We want to show that $$ a_1b_1 + a_2b_2 \le (a_1^p+a_2^p)^{1/p} (b_1^q+b_2^q)^{1/q} $$ First note that the inequality is homogeneous in both $(a_1,a_2)$ and $(b_1,b_2)$, separately. Thus we can scale them both to halve the number of variables involved: dividing both sides by $a_1b_1$, we get $$ 1 + \frac{a_2}{a_1}\cdot\frac{b_2}{b_1} \le \Bigl(1+\Bigl(\frac{a_2}{a_1}\Bigr)^p\Bigr)^{1/p} \Bigl(1+\Bigl(\frac{b_2}{b_1}\Bigr)^q\Bigr)^{1/q} $$ Write $u=a_2/a_1$ and $v=b_2/b_1$; we then want to show $$ 1 + uv \le (1+u^p)^{1/p} (1+v^q)^{1/q} $$ Taking logarithms, we get the equivalent $$ \ln(1+uv) \le \frac1p \ln(1+u^p) + \frac1q \ln (1+v^q) $$ Writing $x=p\ln u$ and $y=q\ln v$, this is equivalent to $$ \ln(1+e^{x/p+y/q}) \le \frac1p \ln(1+e^x) + \frac1q \ln (1+e^y) $$ which asserts the convexity of $x\mapsto\ln(1+e^x)$. So, check the second derivative and you're done.

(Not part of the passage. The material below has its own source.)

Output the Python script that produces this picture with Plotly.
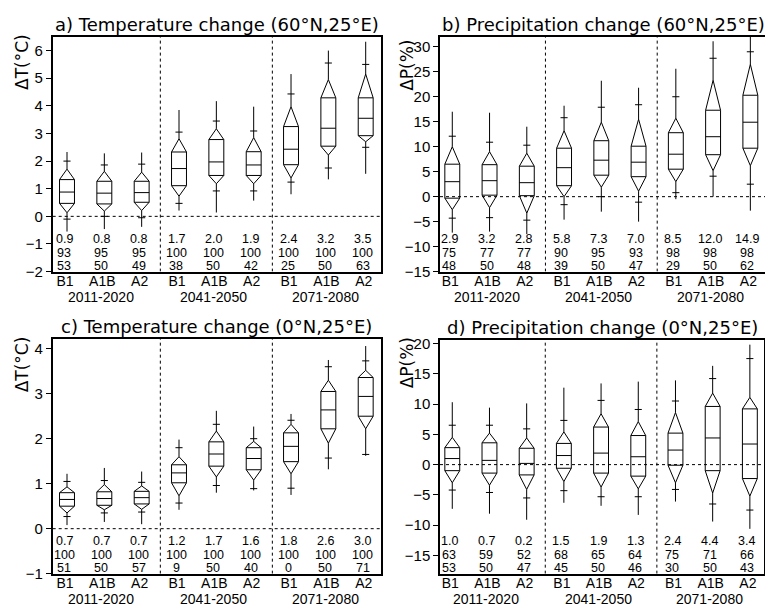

(This argument generalizes to give the inequality in this question, which was question A2 on the 2003 Putnam; see Kedlaya's archive for that solution and some other nice ones.)
Here's first proving an easier version: Note $\phi(x) = -\log x $ is convex, on $x > 0,$ and hence convexity (= Jensen) yields $$ -\log(tx + (1-t)y) \leq -t\log x - (1-t)\log y, $$ let $x = u^p, y = v^q,$ and $t = 1/p,$ where $u,v > 0.$ You then easily get, $$ uv \leq \frac{u^p}{p} + \frac{v^q}{q}. $$
Now, if $\|a\|_p = \|b\|_q = 1,$ then we see $$ |\sum_{i=1}^n a_i b_i| \leq \sum_{i=1}^n |a_i||b_i| \leq \sum_{i=1}^n \frac{|a_i|^p}{p} + \sum_{i=1}^n \frac{|b_i|^q}{q} = 1. $$ For general vectors, just normalize.